Taylor was an American, a mechanical engineer, and had worked his way up from the shop floor. His book still shapes a lot of corporate thinking today, and yet very few people I meet have ever heard of him. Here’s a short summary of what he has to say.
He argues that the interests of employer and employees are in fact aligned – both should be interested in the continuing prosperity of the company: the employer in terms of dividend, the employee in terms of wages. He also points out that good management should help each employee find the work that best suits them, and help them develop their skills. However, his main point concerns the problem of “soldiering” as it was called in the US: workers in factories trying to do as little work as they can get away with during their working day. This practice was particularly widespread at the time – a culture developed amongst factory workers that greater productivity per worker would result in some staff being laid off (on the basis that the amount of work required was fixed) and that those that were able to work quickly should slow down in order to protect the jobs of those that could only work more slowly. Taylor points out that supply and demand economics generally means that higher workforce productivity results in lower sale prices and increased sale volumes, meaning that demand for the product actually increases, making more work, not less. In this regard, he is almost certainly correct! Taylor raises his voice against the trade unionists of the time, who were largely responsible for curtailing the productivity of their members. Of course, there was also an issue of fairness: if all workers are paid the same, why would you work harder than your colleagues?
Taylor goes a step further and notes that most workers could work faster if they needed to, but they try and conceal from their employers exactly how fast the job really could be done…

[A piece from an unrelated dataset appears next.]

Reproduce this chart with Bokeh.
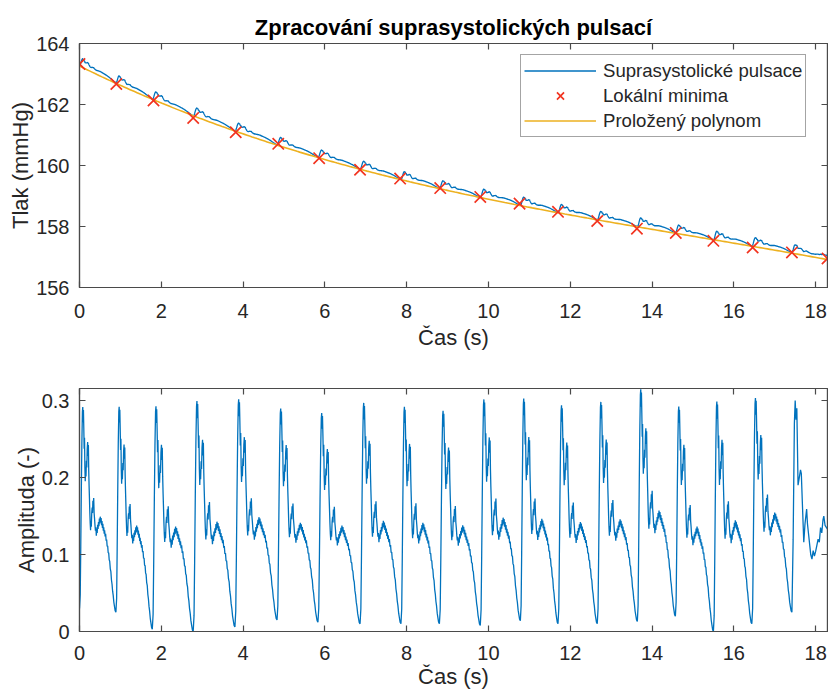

In the main part of the book, Taylor notes the lack of standardisation within most trades. This is logical – skilled workers at that time learned through apprenticeship, by copying an experienced master. Each had their own methods that they passed on to their apprentices. Taylor points out that in a factory with thousands of workers, standardisation of the best method must take place in order to achieve the best productivity. So, how do we do this?
This is the essence: study the methods using the tools of science – observation and experiment – to determine the best method. Teach that method to every worker, and train them to do it well. The management should “heartily cooperate” with the workforce to ensure that the work is done according to the method. Finally, “the management take over all the work for which they are better fitted than the workmen” ensuring “an equal division of labour between management and workforce”. By this last statement, Taylor means that all of the planning and organising of the work should be taken on by the management (whereas traditionally the craftsman worker would have done it himself). The idea here is to remove from the workforce the responsibility for determining how best to do their work – instead, they should do as they are told by the “planner” or manager.

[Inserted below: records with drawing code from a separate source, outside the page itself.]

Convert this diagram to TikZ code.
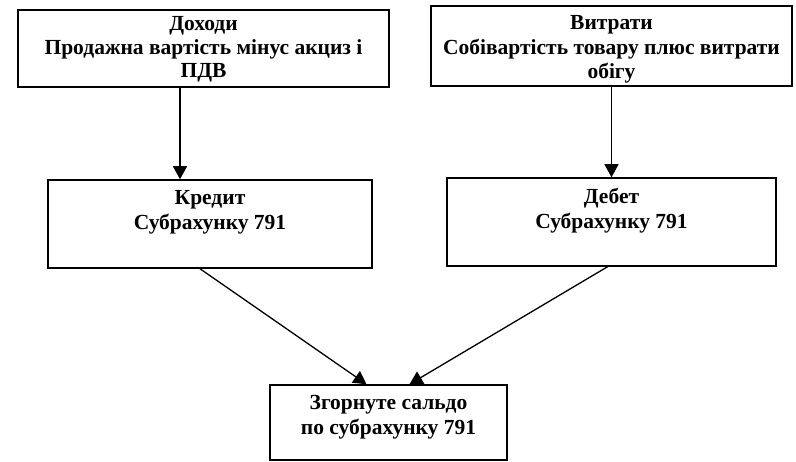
\documentclass[tikz,border=0pt]{standalone}
\usepackage{fontspec}
\setmainfont{Liberation Serif}
\usetikzlibrary{arrows.meta}
\tikzset{
	box/.style={draw,line width=1.5pt,rectangle,inner sep=0pt},
	txt/.style={align=center,inner sep=0pt,font=\bfseries\fontsize{21.5}{24.5}\selectfont},
	arr/.style={line width=1.3pt,-{Triangle[length=13pt,width=14pt]}}
}
\begin{document}
\begin{tikzpicture}[x=1pt,y=-1pt]
	\useasboundingbox (0,0) rectangle (796,462);
	\node[box,minimum width=371pt,minimum height=77pt] (dohody) at (203.5,48.5) {};
	\node[box,minimum width=361pt,minimum height=80pt] (vytraty) at (611.5,46) {};
	\node[box,minimum width=324pt,minimum height=88pt] (kredyt) at (210,224) {};
	\node[box,minimum width=329pt,minimum height=88pt] (debet) at (611.5,222) {};
	\node[box,minimum width=237pt,minimum height=75pt] (saldo) at (388.5,422.5) {};
	\node[txt,font=\bfseries\fontsize{21.5}{23.5}\selectfont,anchor=north] (dohodytxt) at ([yshift=-7pt]dohody.north) {Доходи\\Продажна вартість мінус акциз і\\ПДВ};
	\node[txt,anchor=north] (vytratytxt) at ([yshift=-10pt]vytraty.north) {Витрати\\Собівартість товару плюс витрати\\обігу};
	\node[txt,anchor=north] (kredyttxt) at ([yshift=-11pt]kredyt.north) {Кредит\\Субрахунку 791};
	\node[txt,anchor=north] (debettxt) at ([yshift=-11pt]debet.north) {Дебет\\Субрахунку 791};
	\node[txt,anchor=north] (saldotxt) at ([yshift=-11pt]saldo.north) {Згорнуте сальдо\\по субрахунку 791};
	\draw[arr] ([xshift=-23.5pt]dohody.south) -- ([xshift=-30pt]kredyt.north);
	\draw[arr] (vytraty.south) -- (debet.north);
	\draw[arr] ([xshift=-10pt]kredyt.south) -- ([xshift=-22pt]saldo.north);
	\draw[arr] ([xshift=-4pt]debet.south) -- ([xshift=21pt]saldo.north);
\end{tikzpicture}
\end{document}
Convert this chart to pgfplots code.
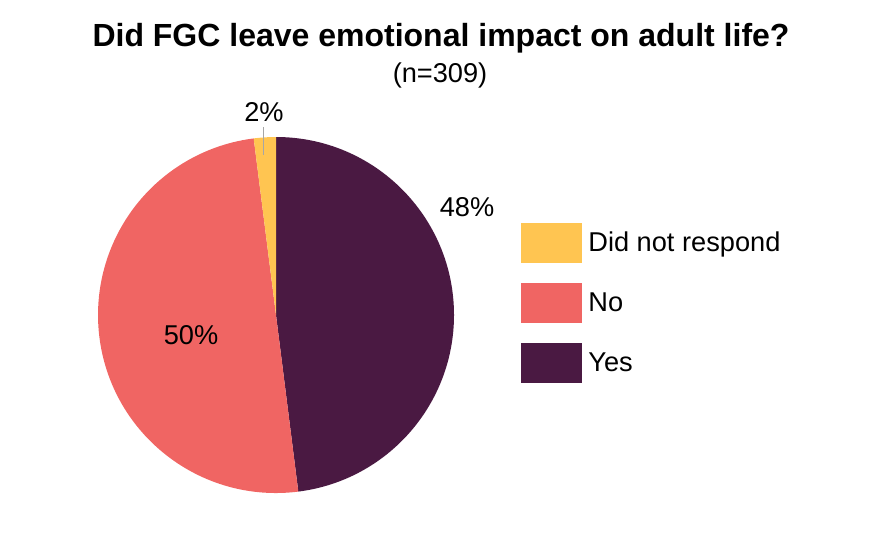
\documentclass[border=0pt]{standalone}
\usepackage{pgfplots}
\pgfplotsset{compat=1.18}
\usepackage{fontspec}
\setmainfont{Liberation Sans}
\definecolor{cYes}{HTML}{4A1942}
\definecolor{cNo}{HTML}{F06563}
\definecolor{cDNR}{HTML}{FFC551}
% shares (percent)
\def\pYes{48}
\def\pNo{50}
\def\pDNR{2}
\pgfmathsetmacro\aA{90-3.6*\pYes}
\pgfmathsetmacro\aB{\aA-3.6*\pNo}
\pgfmathsetmacro\aC{\aB-3.6*\pDNR}
\newcommand\lbl{\fontsize{13.6}{16}\selectfont}
\begin{document}
\begin{tikzpicture}
\begin{axis}[x=0.5pt,y=0.5pt,xmin=0,xmax=881,ymin=0,ymax=532,
  hide axis,clip=false,
  legend image code/.code={\fill[#1,draw=none] (0pt,-10pt) rectangle (30.5pt,10pt);\path[draw=none,fill=none] (0pt,0pt) -- (33.5pt,0pt);},
  legend style={at={(axis cs:521,309)},anchor=north west,draw=none,fill=none,
    font=\lbl,row sep=10pt,inner sep=0pt,
    nodes={inner sep=0pt,anchor=west},
    /tikz/every even column/.append style={column sep=4pt}},
  legend cell align=left]
\path (axis cs:0,0) rectangle (axis cs:881,532);
\fill[cYes] (axis cs:276,217) -- ++(90:89pt) arc[start angle=90,end angle=\aA,radius=89pt] -- cycle;
\fill[cNo] (axis cs:276,217) -- ++(\aA:89pt) arc[start angle=\aA,end angle=\aB,radius=89pt] -- cycle;
\fill[cDNR] (axis cs:276,217) -- ++(\aB:89pt) arc[start angle=\aB,end angle=\aC,radius=89pt] -- cycle;
\draw[gray!70,line width=0.4pt] (axis cs:263,405) -- (axis cs:263,377);
\node[font=\lbl] at (axis cs:264,420) {2\%};
\node[font=\lbl] at (axis cs:467,325) {48\%};
\node[font=\lbl] at (axis cs:191,197) {50\%};
\node[font=\bfseries\fontsize{16}{19}\selectfont] at (axis cs:441,494) {Did FGC leave emotional impact on adult life?};
\node[font=\lbl] at (axis cs:440,457) {(n=309)};
\addlegendimage{cDNR}
\addlegendentry{Did not respond}
\addlegendimage{cNo}
\addlegendentry{No}
\addlegendimage{cYes}
\addlegendentry{Yes}
\end{axis}
\end{tikzpicture}
\end{document}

Taylor illustrates his point by describing the work of pig-iron handlers in a steelworks. The pig iron handler “stoops down, picks up a pig weighing 92lbs (that’s 40kg), walks for a few yards and drops it onto the ground or on a pile”. He says “the work is so crude and elementary in its nature that the writer firmly believes that it would be possible to train an intelligent gorilla so as to become a more efficient pig-iron handler than any man could be.”

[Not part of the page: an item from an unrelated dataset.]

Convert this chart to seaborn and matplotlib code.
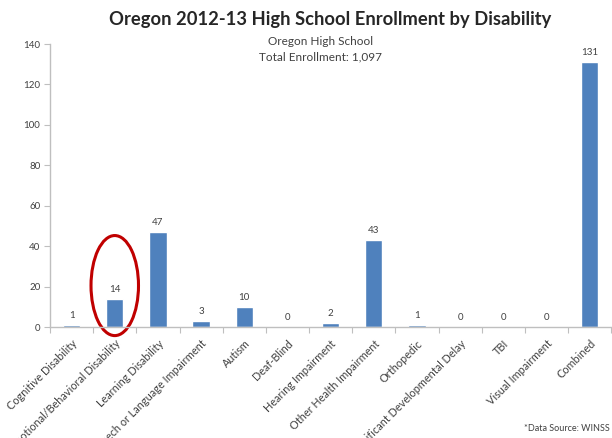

Taylor then goes into a long explanation of his “experiment” with the pig-iron handlers. He essentially determined that by having a manager stand over the workforce with a stopwatch, telling them when to work and when to rest, and (crucially) by paying the men more to participate in the experiment, he improved their productivity dramatically.
Most of the rest of Taylor’s book is taken up with the details of exactly how much work can be extracted from manual labourers. This is early ergonomics stuff – how big a shovel should you use to shovel coal?
At the end of the book, Taylor counsels against the blunt application of his system, warning that many workers will resent a system that dictates their work so precisely unless there’s something in it for them, in the form of higher wages and a good relationship with management.
However, viewed with the benefit of a century of hindsight, we can see why Taylor’s book was a success: his approach reinforces the prejudice of the management that workers are merely interchangeable parts in the vast machine of the firm. So much of his methods relates to managing teams of men doing backbreaking physical work like lifting 40kg iron bars (to give you an idea, under British safety legislation any item weighing over 25kg is considered a two-person lift) or shovelling iron ore. These jobs are better done by machines – and indeed they soon were. Whilst Taylor correctly grasps the importance of the idea of the “best way” to do a job, the idea that determining this best way is solely the role of management is a pervasive and unhelpful myth. Where Taylor is right is that the system of work is the responsibility of the management, and that providing the most efficient system possible is best for the company. But improvements to the system need to come from both the management and the workforce, with the workforce being motivated through encouragement and not through fear.
October 2nd, 2012 at 10:43 am
Even the idea that there is a “Best Way” to do a job only applies to a fairly narrow spectrum of human endeavor, where there is an absolute measure of “best” and the circumstances are sufficiently controlled that the same solution continues to come out on top. This basically restricts you to factory-type jobs dealing with uniform inputs to produce identical outputs – which are pretty rare in the west these days. As soon as you add something non-uniform (say, people) into the mix, defining the “Best Way” becomes pretty dangerous.
October 2nd, 2012 at 10:49 am
Richard: I agree, though I’d argue that there is still a lot of value in having defined business processes that allow people to get stuff done efficiently without having to reinvent the wheel every time. The key thing is to recognise that at times those defined processes need to be over-ridden or changed rather than allowing the company to stagnate.